• _Given task_
Word for word, copy all the data and drop the pictures.

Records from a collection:
** Begin **
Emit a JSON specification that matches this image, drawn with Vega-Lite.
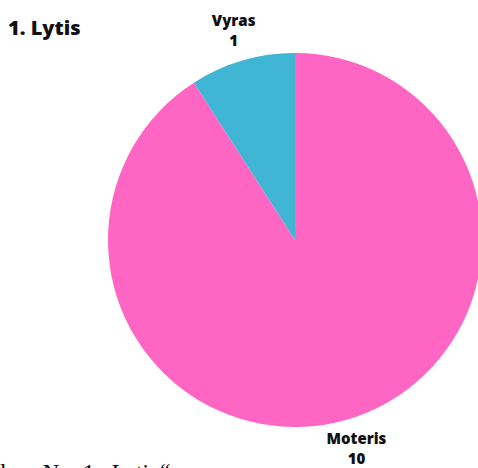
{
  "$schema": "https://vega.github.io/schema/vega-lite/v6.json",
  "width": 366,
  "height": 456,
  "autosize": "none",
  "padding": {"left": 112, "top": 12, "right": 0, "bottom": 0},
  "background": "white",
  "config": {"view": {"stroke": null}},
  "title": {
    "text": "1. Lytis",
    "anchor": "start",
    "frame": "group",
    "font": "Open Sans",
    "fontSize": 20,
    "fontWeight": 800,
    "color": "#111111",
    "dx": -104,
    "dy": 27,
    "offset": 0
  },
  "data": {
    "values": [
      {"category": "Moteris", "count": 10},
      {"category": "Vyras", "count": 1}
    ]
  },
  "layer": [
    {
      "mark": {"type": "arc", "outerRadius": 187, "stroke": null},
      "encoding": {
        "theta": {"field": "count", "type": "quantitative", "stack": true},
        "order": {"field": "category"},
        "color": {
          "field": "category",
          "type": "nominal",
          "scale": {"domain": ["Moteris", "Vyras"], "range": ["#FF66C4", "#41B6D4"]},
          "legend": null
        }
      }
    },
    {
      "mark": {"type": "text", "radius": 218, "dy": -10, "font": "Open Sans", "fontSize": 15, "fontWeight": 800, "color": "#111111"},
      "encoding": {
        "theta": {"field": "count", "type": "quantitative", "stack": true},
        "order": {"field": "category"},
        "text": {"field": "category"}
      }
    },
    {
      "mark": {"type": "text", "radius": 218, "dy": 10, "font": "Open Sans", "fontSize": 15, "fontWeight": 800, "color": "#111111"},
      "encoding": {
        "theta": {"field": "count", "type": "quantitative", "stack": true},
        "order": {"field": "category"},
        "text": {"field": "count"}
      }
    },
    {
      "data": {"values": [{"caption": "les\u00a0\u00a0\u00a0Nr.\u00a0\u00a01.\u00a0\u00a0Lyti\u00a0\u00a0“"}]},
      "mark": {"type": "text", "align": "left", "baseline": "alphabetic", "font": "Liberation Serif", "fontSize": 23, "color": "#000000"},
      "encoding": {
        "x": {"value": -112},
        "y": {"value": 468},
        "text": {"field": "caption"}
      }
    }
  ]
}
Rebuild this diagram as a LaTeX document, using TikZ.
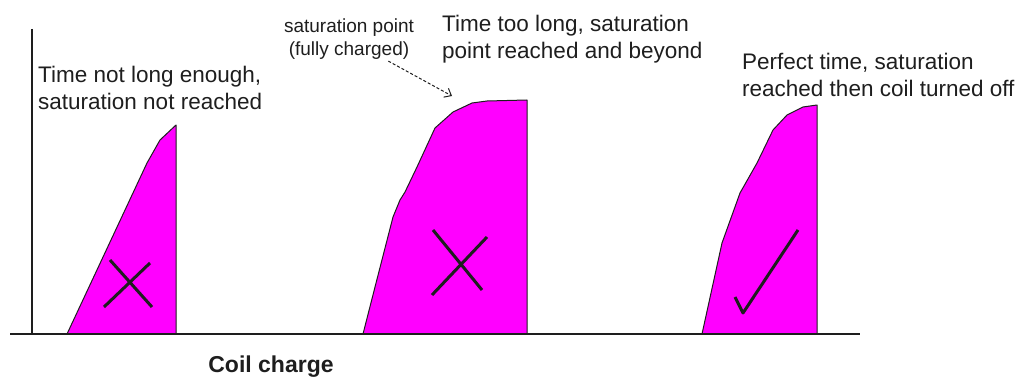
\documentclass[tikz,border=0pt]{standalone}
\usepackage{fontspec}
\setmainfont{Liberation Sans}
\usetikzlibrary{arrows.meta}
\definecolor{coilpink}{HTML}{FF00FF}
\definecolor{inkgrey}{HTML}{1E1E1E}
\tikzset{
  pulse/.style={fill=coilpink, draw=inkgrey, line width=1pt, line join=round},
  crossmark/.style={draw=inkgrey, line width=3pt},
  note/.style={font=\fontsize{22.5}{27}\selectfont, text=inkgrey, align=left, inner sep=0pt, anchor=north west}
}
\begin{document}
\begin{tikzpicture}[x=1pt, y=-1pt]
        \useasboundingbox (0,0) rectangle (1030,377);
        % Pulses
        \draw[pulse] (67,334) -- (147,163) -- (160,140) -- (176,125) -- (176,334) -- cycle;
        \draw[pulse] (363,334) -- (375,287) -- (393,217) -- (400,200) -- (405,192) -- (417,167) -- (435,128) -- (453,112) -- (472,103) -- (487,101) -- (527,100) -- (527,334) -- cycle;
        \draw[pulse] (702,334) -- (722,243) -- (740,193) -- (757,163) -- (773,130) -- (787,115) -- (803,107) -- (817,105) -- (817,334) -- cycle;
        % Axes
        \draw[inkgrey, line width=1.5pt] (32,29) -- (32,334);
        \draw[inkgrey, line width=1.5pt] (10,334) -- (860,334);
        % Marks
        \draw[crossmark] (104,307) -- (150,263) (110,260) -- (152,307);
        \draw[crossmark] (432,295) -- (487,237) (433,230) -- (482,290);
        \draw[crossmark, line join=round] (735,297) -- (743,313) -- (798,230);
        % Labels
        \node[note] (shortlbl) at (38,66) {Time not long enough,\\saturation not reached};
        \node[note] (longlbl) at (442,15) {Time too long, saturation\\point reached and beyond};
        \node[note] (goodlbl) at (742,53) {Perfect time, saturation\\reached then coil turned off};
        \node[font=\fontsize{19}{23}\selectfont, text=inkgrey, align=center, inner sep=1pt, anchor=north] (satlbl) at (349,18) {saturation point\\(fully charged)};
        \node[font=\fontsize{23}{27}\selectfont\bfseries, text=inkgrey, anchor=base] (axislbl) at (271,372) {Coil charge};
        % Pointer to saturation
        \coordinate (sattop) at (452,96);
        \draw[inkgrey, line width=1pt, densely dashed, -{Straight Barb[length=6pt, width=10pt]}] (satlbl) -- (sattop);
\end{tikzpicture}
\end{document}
** End **
• _The result_
Emit a JSON specification that matches this image, drawn with Vega-Lite.
{
  "$schema": "https://vega.github.io/schema/vega-lite/v6.json",
  "width": 366,
  "height": 456,
  "autosize": "none",
  "padding": {"left": 112, "top": 12, "right": 0, "bottom": 0},
  "background": "white",
  "config": {"view": {"stroke": null}},
  "title": {
    "text": "1. Lytis",
    "anchor": "start",
    "frame": "group",
    "font": "Open Sans",
    "fontSize": 20,
    "fontWeight": 800,
    "color": "#111111",
    "dx": -104,
    "dy": 27,
    "offset": 0
  },
  "data": {
    "values": [
      {"category": "Moteris", "count": 10},
      {"category": "Vyras", "count": 1}
    ]
  },
  "layer": [
    {
      "mark": {"type": "arc", "outerRadius": 187, "stroke": null},
      "encoding": {
        "theta": {"field": "count", "type": "quantitative", "stack": true},
        "order": {"field": "category"},
        "color": {
          "field": "category",
          "type": "nominal",
          "scale": {"domain": ["Moteris", "Vyras"], "range": ["#FF66C4", "#41B6D4"]},
          "legend": null
        }
      }
    },
    {
      "mark": {"type": "text", "radius": 218, "dy": -10, "font": "Open Sans", "fontSize": 15, "fontWeight": 800, "color": "#111111"},
      "encoding": {
        "theta": {"field": "count", "type": "quantitative", "stack": true},
        "order": {"field": "category"},
        "text": {"field": "category"}
      }
    },
    {
      "mark": {"type": "text", "radius": 218, "dy": 10, "font": "Open Sans", "fontSize": 15, "fontWeight": 800, "color": "#111111"},
      "encoding": {
        "theta": {"field": "count", "type": "quantitative", "stack": true},
        "order": {"field": "category"},
        "text": {"field": "count"}
      }
    },
    {
      "data": {"values": [{"caption": "les\u00a0\u00a0\u00a0Nr.\u00a0\u00a01.\u00a0\u00a0Lyti\u00a0\u00a0“"}]},
      "mark": {"type": "text", "align": "left", "baseline": "alphabetic", "font": "Liberation Serif", "fontSize": 23, "color": "#000000"},
      "encoding": {
        "x": {"value": -112},
        "y": {"value": 468},
        "text": {"field": "caption"}
      }
    }
  ]
}
Rebuild this diagram as a LaTeX document, using TikZ.
\documentclass[tikz,border=0pt]{standalone}
\usepackage{fontspec}
\setmainfont{Liberation Sans}
\usetikzlibrary{arrows.meta}
\definecolor{coilpink}{HTML}{FF00FF}
\definecolor{inkgrey}{HTML}{1E1E1E}
\tikzset{
  pulse/.style={fill=coilpink, draw=inkgrey, line width=1pt, line join=round},
  crossmark/.style={draw=inkgrey, line width=3pt},
  note/.style={font=\fontsize{22.5}{27}\selectfont, text=inkgrey, align=left, inner sep=0pt, anchor=north west}
}
\begin{document}
\begin{tikzpicture}[x=1pt, y=-1pt]
        \useasboundingbox (0,0) rectangle (1030,377);
        % Pulses
        \draw[pulse] (67,334) -- (147,163) -- (160,140) -- (176,125) -- (176,334) -- cycle;
        \draw[pulse] (363,334) -- (375,287) -- (393,217) -- (400,200) -- (405,192) -- (417,167) -- (435,128) -- (453,112) -- (472,103) -- (487,101) -- (527,100) -- (527,334) -- cycle;
        \draw[pulse] (702,334) -- (722,243) -- (740,193) -- (757,163) -- (773,130) -- (787,115) -- (803,107) -- (817,105) -- (817,334) -- cycle;
        % Axes
        \draw[inkgrey, line width=1.5pt] (32,29) -- (32,334);
        \draw[inkgrey, line width=1.5pt] (10,334) -- (860,334);
        % Marks
        \draw[crossmark] (104,307) -- (150,263) (110,260) -- (152,307);
        \draw[crossmark] (432,295) -- (487,237) (433,230) -- (482,290);
        \draw[crossmark, line join=round] (735,297) -- (743,313) -- (798,230);
        % Labels
        \node[note] (shortlbl) at (38,66) {Time not long enough,\\saturation not reached};
        \node[note] (longlbl) at (442,15) {Time too long, saturation\\point reached and beyond};
        \node[note] (goodlbl) at (742,53) {Perfect time, saturation\\reached then coil turned off};
        \node[font=\fontsize{19}{23}\selectfont, text=inkgrey, align=center, inner sep=1pt, anchor=north] (satlbl) at (349,18) {saturation point\\(fully charged)};
        \node[font=\fontsize{23}{27}\selectfont\bfseries, text=inkgrey, anchor=base] (axislbl) at (271,372) {Coil charge};
        % Pointer to saturation
        \coordinate (sattop) at (452,96);
        \draw[inkgrey, line width=1pt, densely dashed, -{Straight Barb[length=6pt, width=10pt]}] (satlbl) -- (sattop);
\end{tikzpicture}
\end{document}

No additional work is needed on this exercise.